Friday 15 February, 2019

Experts urge Facebook to scrap Messenger Kids app

(Image: AP, supplied by Facebook)

(Image: AP, supplied by Facebook)

Child development experts have called on Facebook to pull the plug on its new messaging app aimed at kids.

In a letter sent on Tuesday to CEO Mark Zuckerberg, the experts argue that younger children are not ready to have social media accounts, navigate the complexities of online relationships or protect their own privacy.

Facebook launched the free Messenger Kids app in December, pitching it as a way for children to chat with family members and friends approved by parents.

The app, which is intended for children under 13, doesn’t give children separate Facebook or Messenger accounts. It works instead as an extension of a parent's account, and parents get controls such as the ability to decide who their children can chat with.
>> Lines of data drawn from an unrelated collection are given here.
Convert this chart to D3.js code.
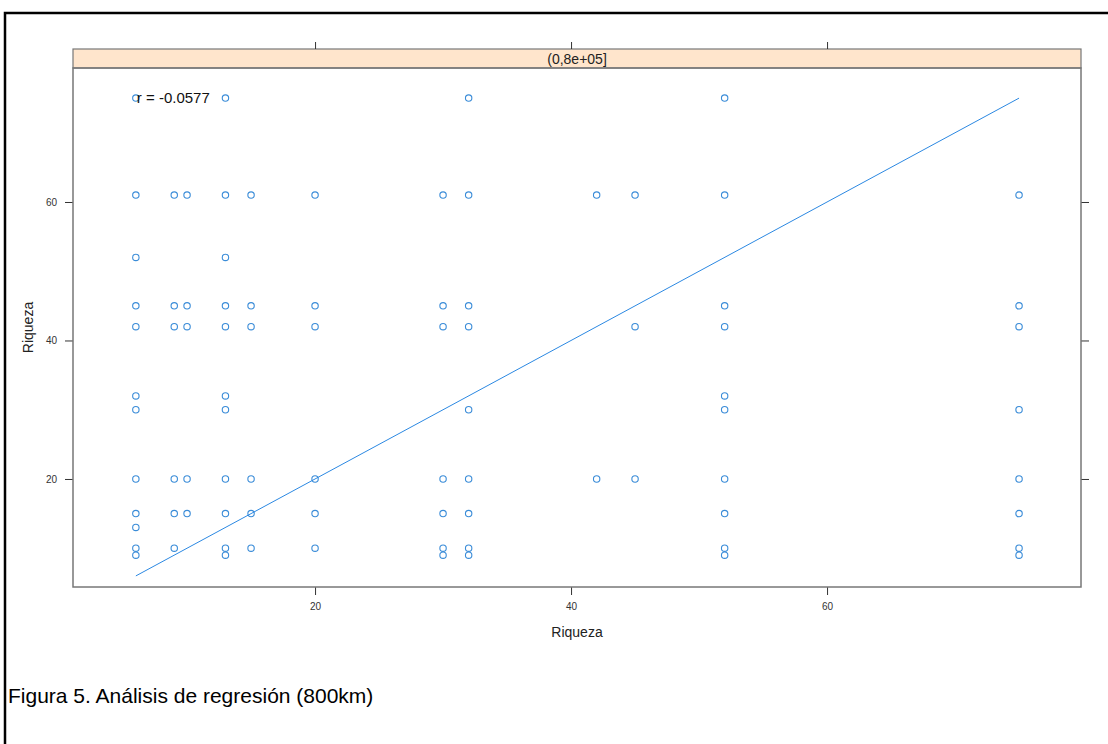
<!DOCTYPE html>
<html>
<head>
<meta charset="utf-8">
<script src="https://cdn.jsdelivr.net/npm/d3@7"></script>
<style>
  body { margin: 0; background: #fff; }
  text { font-family: "Liberation Sans", Arial, sans-serif; }
</style>
</head>
<body>
<div class="chart"></div>
<script>
// data: one x column and its y values each
const xColumns = [6, 9, 10, 13, 15, 20, 30, 32, 42, 45, 52, 75];
const yByColumn = [
  [75, 61, 52, 45, 42, 32, 30, 20, 15, 13, 10, 9],
  [61, 45, 42, 20, 15, 10],
  [61, 45, 42, 20, 15],
  [75, 61, 52, 45, 42, 32, 30, 20, 15, 10, 9],
  [61, 45, 42, 20, 15, 10],
  [61, 45, 42, 20, 15, 10],
  [61, 45, 42, 20, 15, 10, 9],
  [75, 61, 45, 42, 30, 20, 15, 10, 9],
  [61, 20],
  [61, 42, 20],
  [75, 61, 45, 42, 32, 30, 20, 15, 10, 9],
  [61, 45, 42, 30, 20, 15, 10, 9]
];
const lineX = [6, 75];
const lineY = [6, 75];
const xTicks = [20, 40, 60];
const yTicks = [20, 40, 60];
const stripLabel = '(0,8e+05]';
const corrLabel = 'r = -0.0577';
const xLabel = 'Riqueza';
const yLabel = 'Riqueza';
const caption = 'Figura 5. Análisis de regresión (800km)';

const points = [];
xColumns.forEach((xv, i) => {
  yByColumn[i].forEach(yv => points.push({x: xv, y: yv}));
});

const width = 1108, height = 744;
const panel = {left: 73, right: 1081, top: 68, bottom: 587};
const blue = '#2b88e2';

const svg = d3.select('.chart')
  .append('svg')
  .attr('width', width)
  .attr('height', height);

const x = d3.scaleLinear().domain([1.09, 79.84]).range([panel.left, panel.right]);
const y = d3.scaleLinear().domain([4.4, 79.35]).range([panel.bottom, panel.top]);

// outer frame
svg.append('rect')
  .attr('x', 5).attr('y', 13)
  .attr('width', 1200).attr('height', 800)
  .attr('fill', 'none')
  .attr('stroke', '#000')
  .attr('stroke-width', 2.5);

// strip
svg.append('rect')
  .attr('x', panel.left).attr('y', 49)
  .attr('width', panel.right - panel.left).attr('height', panel.top - 49)
  .attr('fill', '#ffe5cc')
  .attr('stroke', '#777')
  .attr('stroke-width', 1.2);

svg.append('text')
  .attr('x', (panel.left + panel.right) / 2)
  .attr('y', 64)
  .attr('text-anchor', 'middle')
  .attr('font-size', '14px')
  .attr('fill', '#222')
  .text(stripLabel);

// axes
function styleAxis(g) {
  g.select('.domain').remove();
  g.selectAll('.tick line').attr('stroke', '#333');
  g.selectAll('.tick text').attr('font-size', '10px').attr('fill', '#333')
    .attr('font-family', '"Liberation Sans", Arial, sans-serif');
}

svg.append('g')
  .attr('transform', `translate(0,${panel.bottom})`)
  .call(d3.axisBottom(x).tickValues(xTicks).tickSize(8).tickPadding(8))
  .call(styleAxis);

svg.append('g')
  .attr('transform', 'translate(0,49)')
  .call(d3.axisTop(x).tickValues(xTicks).tickSize(7).tickFormat(''))
  .call(styleAxis);

svg.append('g')
  .attr('transform', `translate(${panel.left},0)`)
  .call(d3.axisLeft(y).tickValues(yTicks).tickSize(8).tickPadding(8))
  .call(styleAxis);

svg.append('g')
  .attr('transform', `translate(${panel.right},0)`)
  .call(d3.axisRight(y).tickValues(yTicks).tickSize(8).tickFormat(''))
  .call(styleAxis);

// panel border
svg.append('rect')
  .attr('x', panel.left).attr('y', panel.top)
  .attr('width', panel.right - panel.left).attr('height', panel.bottom - panel.top)
  .attr('fill', 'none')
  .attr('stroke', '#777')
  .attr('stroke-width', 1.5);

// points
svg.selectAll('circle.pt')
  .data(points)
  .enter()
  .append('circle')
  .attr('class', 'pt')
  .attr('cx', d => x(d.x))
  .attr('cy', d => y(d.y))
  .attr('r', 3.2)
  .attr('fill', 'none')
  .attr('stroke', '#3a8cd8')
  .attr('stroke-width', 1.1);

// regression line
svg.append('path')
  .datum(lineX.map((v, i) => [v, lineY[i]]))
  .attr('d', d3.line().x(d => x(d[0])).y(d => y(d[1])))
  .attr('fill', 'none')
  .attr('stroke', blue)
  .attr('stroke-width', 1);

svg.append('text')
  .attr('x', x(lineX[0]) + 1)
  .attr('y', y(75) + 5)
  .attr('font-size', '15px')
  .attr('fill', '#111')
  .text(corrLabel);

// axis labels
svg.append('text')
  .attr('x', (panel.left + panel.right) / 2)
  .attr('y', 637)
  .attr('text-anchor', 'middle')
  .attr('font-size', '14px')
  .attr('fill', '#222')
  .text(xLabel);

svg.append('text')
  .attr('transform', `translate(33,${(panel.top + panel.bottom) / 2}) rotate(-90)`)
  .attr('text-anchor', 'middle')
  .attr('font-size', '14px')
  .attr('fill', '#222')
  .text(yLabel);

// caption
svg.append('text')
  .attr('x', 8)
  .attr('y', 703)
  .attr('font-size', '21px')
  .attr('fill', '#000')
  .text(caption);
</script>
</body>
</html>
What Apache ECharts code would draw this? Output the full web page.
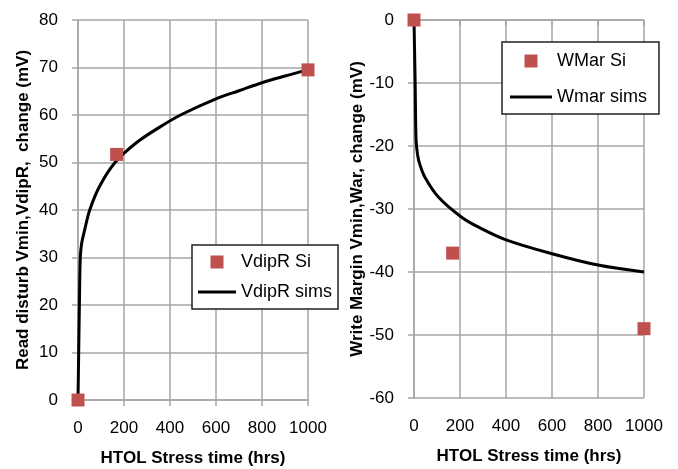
<!DOCTYPE html>
<html>
<head>
<meta charset="utf-8">
<script src="https://cdn.jsdelivr.net/npm/echarts@6/dist/echarts.min.js"></script>
<style>html,body{margin:0;padding:0;background:#fff;}#chart{width:678px;height:469px;}</style>
</head>
<body>
<div id="chart"></div>
<script>
// ---- Data ----
const xTicksMax = 1000;
const vdipSiHours = [0, 168, 1000];
const vdipSiValues = [0, 51.7, 69.5];
const vdipSimHours = [0, 3, 6, 10, 16, 29, 51, 94, 161, 255, 357, 450, 600, 700, 800, 900, 1000];
const vdipSimValues = [0, 10, 20, 30, 33, 35.8, 40, 45, 50, 54.2, 57.5, 60.1, 63.4, 65.1, 66.8, 68.2, 69.5];
const wmarSiHours = [0, 168, 1000];
const wmarSiValues = [0, -37, -49];
const wmarSimHours = [0, 5, 9, 16, 26, 48, 106, 207, 287, 400, 600, 800, 1000];
const wmarSimValues = [0, -10, -19, -21.5, -23, -25, -28.1, -31.3, -33, -34.9, -37.1, -38.9, -40];
const leftNames = ['VdipR Si', 'VdipR sims'];
const rightNames = ['WMar Si', 'Wmar sims'];

const pair = (xs, ys) => xs.map((x, i) => [x, ys[i]]);

const FONT = 'Liberation Sans';
const gridColor = '#a6a6a6';
const red = '#c0504d';

function xAxis(gridIndex) {
  return {
    gridIndex, type: 'value', min: 0, max: xTicksMax, interval: 200,
    name: 'HTOL Stress time (hrs)', nameLocation: 'middle', nameGap: 50,
    nameTextStyle: { fontFamily: FONT, fontSize: 17, fontWeight: 'bold', color: '#000' },
    axisLine: { show: true, lineStyle: { color: gridColor, width: 1.5 } },
    axisTick: { show: true, length: 6, lineStyle: { color: gridColor, width: 1.5 } },
    axisLabel: { fontFamily: FONT, fontSize: 17, color: '#000', margin: 20, formatter: v => String(v) },
    splitLine: { show: true, lineStyle: { color: gridColor, width: 1.5 } }
  };
}
function yAxis(gridIndex, min, max, name, gap) {
  return {
    gridIndex, type: 'value', min, max, interval: 10,
    name, nameLocation: 'middle', nameGap: gap,
    nameTextStyle: { fontFamily: FONT, fontSize: 17, fontWeight: 'bold', color: '#000' },
    axisLine: { show: true, lineStyle: { color: gridColor, width: 1.5 } },
    axisTick: { show: true, length: 6, lineStyle: { color: gridColor, width: 1.5 } },
    axisLabel: { fontFamily: FONT, fontSize: 17, color: '#000', margin: 20, formatter: v => String(v) },
    splitLine: { show: true, lineStyle: { color: gridColor, width: 1.5 } }
  };
}
function legend(names, left, top, itemWidth, itemGap, padding) {
  return {
    orient: 'vertical', left, top, itemWidth, itemHeight: 13, itemGap,
    padding, borderColor: '#222', borderWidth: 1.5, backgroundColor: '#fff',
    symbolKeepAspect: true,
    textStyle: { fontFamily: FONT, fontSize: 18, color: '#000' },
    data: [
      { name: names[0], icon: 'path://M0,0h10v10h-10z' },
      { name: names[1], icon: 'path://M0,0h40v3h-40z' }
    ]
  };
}

const chart = echarts.init(document.getElementById('chart'), null, { renderer: 'canvas' });
chart.setOption({
  animation: false,
  backgroundColor: '#fff',
  grid: [
    { left: 78, top: 20, width: 230, height: 380, outerBoundsMode: 'none', containLabel: false },
    { left: 414, top: 20, width: 230, height: 378, outerBoundsMode: 'none', containLabel: false }
  ],
  xAxis: [xAxis(0), xAxis(1)],
  yAxis: [
    yAxis(0, 0, 80, 'Read disturb Vmin,VdipR,  change (mV)', 46),
    yAxis(1, -60, 0, 'Write Margin Vmin,War, change (mV)', 47)
  ],
  legend: [
    legend(leftNames, 192, 245, 38, 12, [8, 6, 8, 6]),
    legend(rightNames, 502, 42, 42, 18, [10, 12, 8, 8])
  ],
  series: [
    { name: leftNames[1], type: 'line', xAxisIndex: 0, yAxisIndex: 0, data: pair(vdipSimHours, vdipSimValues),
      symbol: 'none', smooth: 0.35, clip: false, lineStyle: { color: '#000', width: 3 }, itemStyle: { color: '#000' }, z: 3 },
    { name: leftNames[0], type: 'scatter', xAxisIndex: 0, yAxisIndex: 0, data: pair(vdipSiHours, vdipSiValues),
      symbol: 'rect', symbolSize: 13, clip: false, itemStyle: { color: red, opacity: 1 }, z: 4 },
    { name: rightNames[1], type: 'line', xAxisIndex: 1, yAxisIndex: 1, data: pair(wmarSimHours, wmarSimValues),
      symbol: 'none', smooth: 0.35, clip: false, lineStyle: { color: '#000', width: 3 }, itemStyle: { color: '#000' }, z: 3 },
    { name: rightNames[0], type: 'scatter', xAxisIndex: 1, yAxisIndex: 1, data: pair(wmarSiHours, wmarSiValues),
      symbol: 'rect', symbolSize: 13, clip: false, itemStyle: { color: red, opacity: 1 }, z: 4 }
  ]
});
</script>
</body>
</html>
The social media giant says it fills "a need for a messaging app that lets kids connect with people they love but also has the level of control parents want". But critics see the move as a way for Facebook to lure in a younger audience before they could move on to a rival service such as Snapchat.

The group of 100 experts and parenting organisations contests Facebook's claim it is filling a need.

"Messenger Kids is not responding to a need - it is creating one," the letter states. "It appeals primarily to children who otherwise would not have their own social media accounts."

The letter referenced concerns over the effect of social media on young people, saying: “At a time when there is mounting concern about how social media use affects adolescents’ wellbeing, it is particularly irresponsible to encourage children as young as preschoolers to start using a Facebook product.”

Encouraging kids to move their friendships online, the letter added, would “interfere with and displace the face-to-face interactions and play that are crucial for building healthy developmental skills”.

In a statement, Facebook said that it “worked to create Messenger Kids with an advisory committee of parenting and developmental experts, as well as with families themselves and in partnership with National PTA.”

“We continue to be focused on making Messenger Kids be the best experience it can be for families,” it said.